• _Task directions_: Select and reproduce each line of the listing below that bears the string "matplotlib".

• _Supplied material_:

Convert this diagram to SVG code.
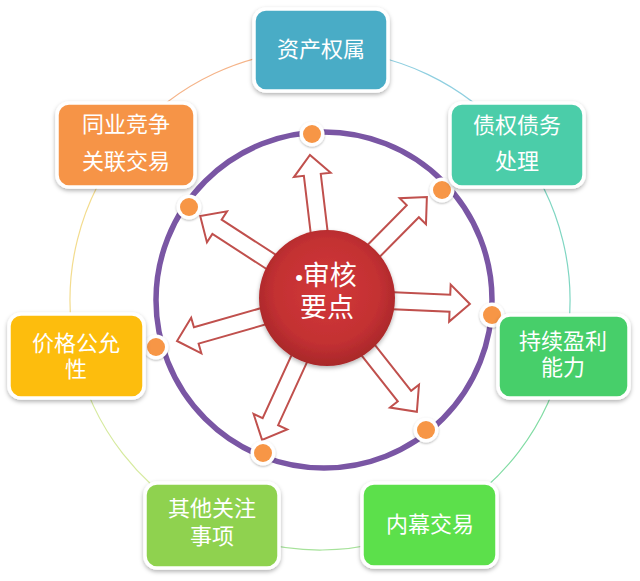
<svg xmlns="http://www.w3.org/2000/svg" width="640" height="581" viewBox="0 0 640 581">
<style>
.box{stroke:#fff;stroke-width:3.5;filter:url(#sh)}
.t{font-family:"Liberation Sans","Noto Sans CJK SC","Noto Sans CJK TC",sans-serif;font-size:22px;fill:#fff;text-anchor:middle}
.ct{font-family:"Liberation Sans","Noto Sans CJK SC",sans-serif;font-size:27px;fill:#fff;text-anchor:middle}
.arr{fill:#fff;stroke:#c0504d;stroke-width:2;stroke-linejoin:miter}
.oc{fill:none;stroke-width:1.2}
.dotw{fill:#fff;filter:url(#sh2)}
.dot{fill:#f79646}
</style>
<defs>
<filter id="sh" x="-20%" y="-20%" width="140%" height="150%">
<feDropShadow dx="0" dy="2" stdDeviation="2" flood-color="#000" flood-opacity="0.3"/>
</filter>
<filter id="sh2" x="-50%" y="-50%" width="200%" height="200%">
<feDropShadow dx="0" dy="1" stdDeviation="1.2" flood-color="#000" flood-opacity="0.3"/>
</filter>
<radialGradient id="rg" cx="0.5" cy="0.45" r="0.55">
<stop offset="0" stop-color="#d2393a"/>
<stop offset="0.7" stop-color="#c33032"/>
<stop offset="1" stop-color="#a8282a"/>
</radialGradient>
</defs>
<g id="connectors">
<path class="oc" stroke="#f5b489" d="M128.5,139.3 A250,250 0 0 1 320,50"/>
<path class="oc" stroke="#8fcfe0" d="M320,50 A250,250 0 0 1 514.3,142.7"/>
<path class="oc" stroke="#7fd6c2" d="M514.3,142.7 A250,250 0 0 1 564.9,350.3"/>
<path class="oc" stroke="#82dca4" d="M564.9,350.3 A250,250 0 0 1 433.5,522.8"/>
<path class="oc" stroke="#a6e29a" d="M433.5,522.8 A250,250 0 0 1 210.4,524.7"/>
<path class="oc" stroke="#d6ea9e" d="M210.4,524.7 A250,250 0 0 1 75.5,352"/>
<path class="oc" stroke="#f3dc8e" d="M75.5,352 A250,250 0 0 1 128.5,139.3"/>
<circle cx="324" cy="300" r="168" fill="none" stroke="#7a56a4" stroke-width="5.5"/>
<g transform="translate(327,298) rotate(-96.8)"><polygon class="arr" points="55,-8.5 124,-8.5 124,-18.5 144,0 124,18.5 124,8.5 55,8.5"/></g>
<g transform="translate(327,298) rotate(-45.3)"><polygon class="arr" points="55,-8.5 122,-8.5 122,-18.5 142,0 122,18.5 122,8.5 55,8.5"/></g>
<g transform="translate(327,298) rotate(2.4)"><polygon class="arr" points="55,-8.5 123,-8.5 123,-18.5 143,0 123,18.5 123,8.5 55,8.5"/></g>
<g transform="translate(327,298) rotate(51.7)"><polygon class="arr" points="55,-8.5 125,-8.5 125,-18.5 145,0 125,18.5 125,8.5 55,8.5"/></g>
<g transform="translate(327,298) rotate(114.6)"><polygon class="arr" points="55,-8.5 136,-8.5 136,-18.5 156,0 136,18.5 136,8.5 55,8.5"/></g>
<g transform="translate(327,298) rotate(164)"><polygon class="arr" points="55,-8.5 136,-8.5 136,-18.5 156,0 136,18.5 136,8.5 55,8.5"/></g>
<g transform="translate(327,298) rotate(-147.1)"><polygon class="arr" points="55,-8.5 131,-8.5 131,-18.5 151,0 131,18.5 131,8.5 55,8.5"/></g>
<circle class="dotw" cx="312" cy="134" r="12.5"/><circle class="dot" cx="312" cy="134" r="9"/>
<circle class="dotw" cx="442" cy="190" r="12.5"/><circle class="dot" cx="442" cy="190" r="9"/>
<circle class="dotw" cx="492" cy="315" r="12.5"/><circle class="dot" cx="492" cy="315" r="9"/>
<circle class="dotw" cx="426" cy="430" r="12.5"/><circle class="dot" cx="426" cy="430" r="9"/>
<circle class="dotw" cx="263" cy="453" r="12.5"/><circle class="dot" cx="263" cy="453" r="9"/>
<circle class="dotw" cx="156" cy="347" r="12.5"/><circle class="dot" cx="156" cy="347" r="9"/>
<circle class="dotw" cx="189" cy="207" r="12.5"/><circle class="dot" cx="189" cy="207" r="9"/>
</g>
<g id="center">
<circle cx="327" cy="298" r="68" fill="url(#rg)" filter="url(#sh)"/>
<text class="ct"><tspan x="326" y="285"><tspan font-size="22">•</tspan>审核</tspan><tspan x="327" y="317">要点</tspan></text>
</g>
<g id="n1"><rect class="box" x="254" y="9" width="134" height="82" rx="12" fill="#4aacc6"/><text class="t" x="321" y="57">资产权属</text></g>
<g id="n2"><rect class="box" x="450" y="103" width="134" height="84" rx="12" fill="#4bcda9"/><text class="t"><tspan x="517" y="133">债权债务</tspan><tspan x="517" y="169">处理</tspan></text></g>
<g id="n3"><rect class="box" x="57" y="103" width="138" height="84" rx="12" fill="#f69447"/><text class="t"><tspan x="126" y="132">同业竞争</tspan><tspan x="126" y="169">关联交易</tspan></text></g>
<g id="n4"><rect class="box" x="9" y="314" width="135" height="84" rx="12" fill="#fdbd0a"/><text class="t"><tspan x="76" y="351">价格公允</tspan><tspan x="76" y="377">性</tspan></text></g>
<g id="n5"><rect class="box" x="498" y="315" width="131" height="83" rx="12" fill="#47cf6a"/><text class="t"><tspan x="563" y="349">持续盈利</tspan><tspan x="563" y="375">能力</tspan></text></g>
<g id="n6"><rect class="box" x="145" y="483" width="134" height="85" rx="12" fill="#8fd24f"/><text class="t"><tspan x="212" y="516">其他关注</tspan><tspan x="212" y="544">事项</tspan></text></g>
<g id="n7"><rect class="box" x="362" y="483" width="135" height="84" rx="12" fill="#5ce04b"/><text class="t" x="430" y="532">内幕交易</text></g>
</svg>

--

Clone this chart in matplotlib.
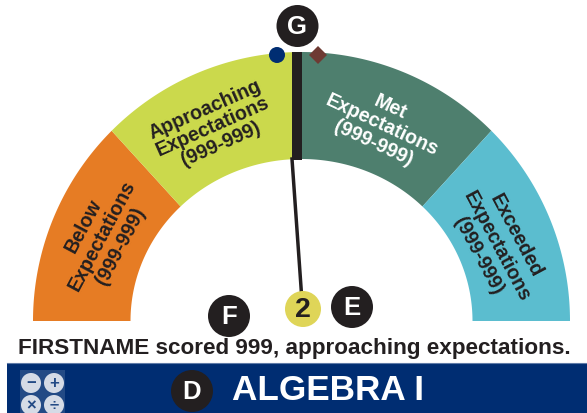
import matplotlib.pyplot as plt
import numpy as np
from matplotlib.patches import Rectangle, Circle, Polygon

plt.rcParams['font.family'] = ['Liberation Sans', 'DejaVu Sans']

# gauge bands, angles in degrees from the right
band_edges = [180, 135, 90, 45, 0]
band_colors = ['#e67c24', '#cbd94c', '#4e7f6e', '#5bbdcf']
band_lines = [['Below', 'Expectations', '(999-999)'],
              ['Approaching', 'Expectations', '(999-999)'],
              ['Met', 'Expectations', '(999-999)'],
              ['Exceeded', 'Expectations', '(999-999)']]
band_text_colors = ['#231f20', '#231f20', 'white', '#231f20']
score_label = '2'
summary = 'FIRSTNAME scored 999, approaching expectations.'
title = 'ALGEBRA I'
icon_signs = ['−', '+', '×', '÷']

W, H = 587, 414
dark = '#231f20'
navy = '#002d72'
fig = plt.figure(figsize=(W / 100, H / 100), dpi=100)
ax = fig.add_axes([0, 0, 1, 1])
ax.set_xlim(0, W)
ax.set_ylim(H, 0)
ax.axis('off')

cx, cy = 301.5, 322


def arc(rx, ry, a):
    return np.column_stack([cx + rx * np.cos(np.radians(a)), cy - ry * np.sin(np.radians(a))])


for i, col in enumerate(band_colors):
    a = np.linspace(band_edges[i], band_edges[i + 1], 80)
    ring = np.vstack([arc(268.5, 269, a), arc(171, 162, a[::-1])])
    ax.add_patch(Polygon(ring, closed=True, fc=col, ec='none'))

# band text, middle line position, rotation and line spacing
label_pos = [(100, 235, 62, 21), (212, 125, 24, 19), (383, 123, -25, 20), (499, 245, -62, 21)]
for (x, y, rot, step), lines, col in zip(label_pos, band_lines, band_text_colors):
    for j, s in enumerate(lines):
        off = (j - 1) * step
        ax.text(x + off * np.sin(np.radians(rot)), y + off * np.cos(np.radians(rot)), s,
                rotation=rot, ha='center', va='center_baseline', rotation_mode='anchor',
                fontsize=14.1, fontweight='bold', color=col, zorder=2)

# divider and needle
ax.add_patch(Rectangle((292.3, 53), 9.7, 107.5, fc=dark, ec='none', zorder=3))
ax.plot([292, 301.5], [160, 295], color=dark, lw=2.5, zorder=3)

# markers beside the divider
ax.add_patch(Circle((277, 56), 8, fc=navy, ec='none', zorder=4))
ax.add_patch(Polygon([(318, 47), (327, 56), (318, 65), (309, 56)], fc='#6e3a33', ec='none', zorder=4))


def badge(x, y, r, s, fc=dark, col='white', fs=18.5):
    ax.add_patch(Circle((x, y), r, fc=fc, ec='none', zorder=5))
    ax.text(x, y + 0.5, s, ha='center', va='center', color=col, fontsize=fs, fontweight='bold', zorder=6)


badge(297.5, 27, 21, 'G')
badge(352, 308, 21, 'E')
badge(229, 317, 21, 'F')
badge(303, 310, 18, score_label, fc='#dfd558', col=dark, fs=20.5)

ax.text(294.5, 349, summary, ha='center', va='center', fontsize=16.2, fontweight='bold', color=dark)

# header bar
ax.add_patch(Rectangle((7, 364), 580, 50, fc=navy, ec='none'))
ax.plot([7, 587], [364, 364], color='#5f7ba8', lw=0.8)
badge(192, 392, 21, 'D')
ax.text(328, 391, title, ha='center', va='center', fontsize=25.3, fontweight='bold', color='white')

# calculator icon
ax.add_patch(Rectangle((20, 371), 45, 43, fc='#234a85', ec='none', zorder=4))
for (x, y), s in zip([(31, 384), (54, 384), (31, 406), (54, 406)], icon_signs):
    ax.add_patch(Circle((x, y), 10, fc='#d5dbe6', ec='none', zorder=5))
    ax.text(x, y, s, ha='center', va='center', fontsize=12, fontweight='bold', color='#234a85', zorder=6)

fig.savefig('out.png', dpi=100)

• _Problem solution_:
Clone this chart in matplotlib.
import matplotlib.pyplot as plt
from matplotlib.patches import Rectangle, Circle, Polygon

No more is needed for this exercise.